Much of N.Va. to Raise Tax Rates
Monday, April 16, 2007
After seven fat years, elected officials in Northern Virginia are grappling with their first lean one, and tax increases are looming almost everywhere.
Swollen by surging real estate assessments, area budgets have ballooned, rising sharply from a cumulative total of more than $3.7 billion in 2000 to more than $6.3 billion for the coming fiscal year. Loudoun County's budget tripled in that period, Alexandria's rose 76 percent, and Fairfax County surpassed the $3 billion mark.
Now, however, with the housing market in a slump, politicians are caught between raising taxes or reducing high-quality services that residents have come to expect. Even though many officials are up for reelection this fall, they are choosing tax increases.
"The good times are over," said R. Scott Silverthorne, a nine-term veteran of the Fairfax City Council, which voted Tuesday to raise real estate and personal property tax rates. "This is the first time in recent memory that we have had a slowdown in the real estate market. This is a challenging era. It's the most difficult budget we have had in 16 or 17 years."
Municipal revenue is more volatile in Northern Virginia than elsewhere in the region because Maryland and the District get more of their budgets from income taxes and because they reassess properties only every three years, which has the effect of moderating market peaks and valleys. In addition, the District and Maryland have laws that place caps on property assessments, which means a booming real estate market gives them more money but not as much as in Virginia.
Almost all Northern Virginia counties and cities -- except Fairfax County -- are raising taxes. The cities of Alexandria and Falls Church are signaling property tax rate increases. Loudoun's rate is climbing 7 cents. Arlington County will not raise its property tax rate, partially because of increases in commercial assessments, but officials are proposing a new utility tax on residences.
Even officials in tax-averse Prince William County are swallowing hard and raising taxes after hearing from scores of residents urging them to keep the level of services high.
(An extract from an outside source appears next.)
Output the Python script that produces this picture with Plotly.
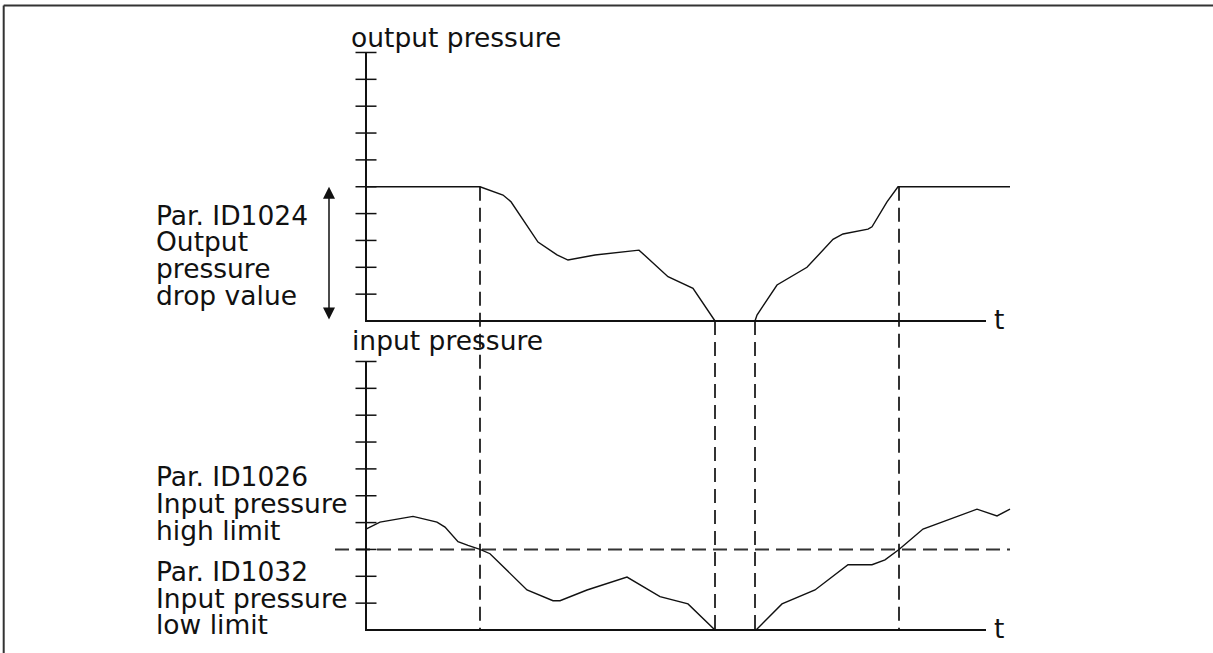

After a bruising battle that included a debate over whether to shut community pools one day a week, county officials voted to give themselves the option of raising taxes when they adopt a final budget this spring.
"There is no way we can operate this budget without a tax increase," said Supervisor John D. Jenkins (D-Neabsco), who said he thought taxes should rise even more than the 78.7 cent rate the board approved, up from 75.8 cents for each $100 of assessed value. Even most of the Republicans on the board favored raising the rate to cover police, fire and education services, although they looked for other places to make cuts.
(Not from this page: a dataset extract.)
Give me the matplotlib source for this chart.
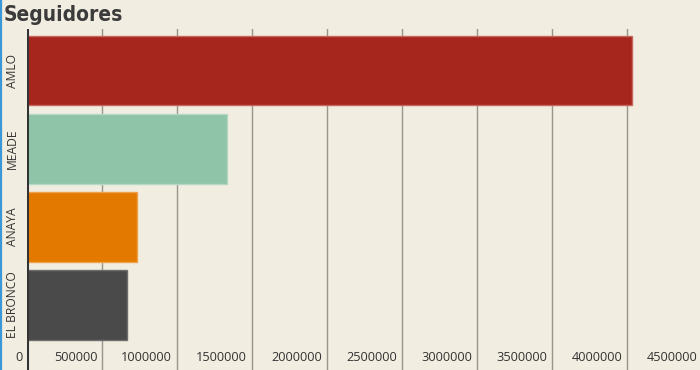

The one noticeable exception is the area's largest county, Fairfax. The county, in which all supervisor seats are up this fall, probably will avoid tax increases because its budget was bolstered by $27 million in unspent funds that it carried over from the previous year. This year's budget also got a boost from the continued growth in the value of apartment buildings and commercial and office property.
Elected officials in Fairfax and elsewhere say increases won't hurt taxpayers much because actual bills have fallen as home assessments have declined. Some have trumpeted the rate increases as triumphs of careful fiscal management.
"To cut taxes in a bad year is an absolute accomplishment," said Prince William Board of County Supervisors Chairman Corey A. Stewart (R), who is serving a one-year special term and faces voters Nov. 6.
Area officials say that the infusion of cash in the first half of the decade was hardly a gravy train but represented a badly needed fiscal recovery from the 1990s, when the real estate market sagged and governments found themselves without the money for critical infrastructure improvements, leaving governments and schools operating in decaying and overcrowded buildings.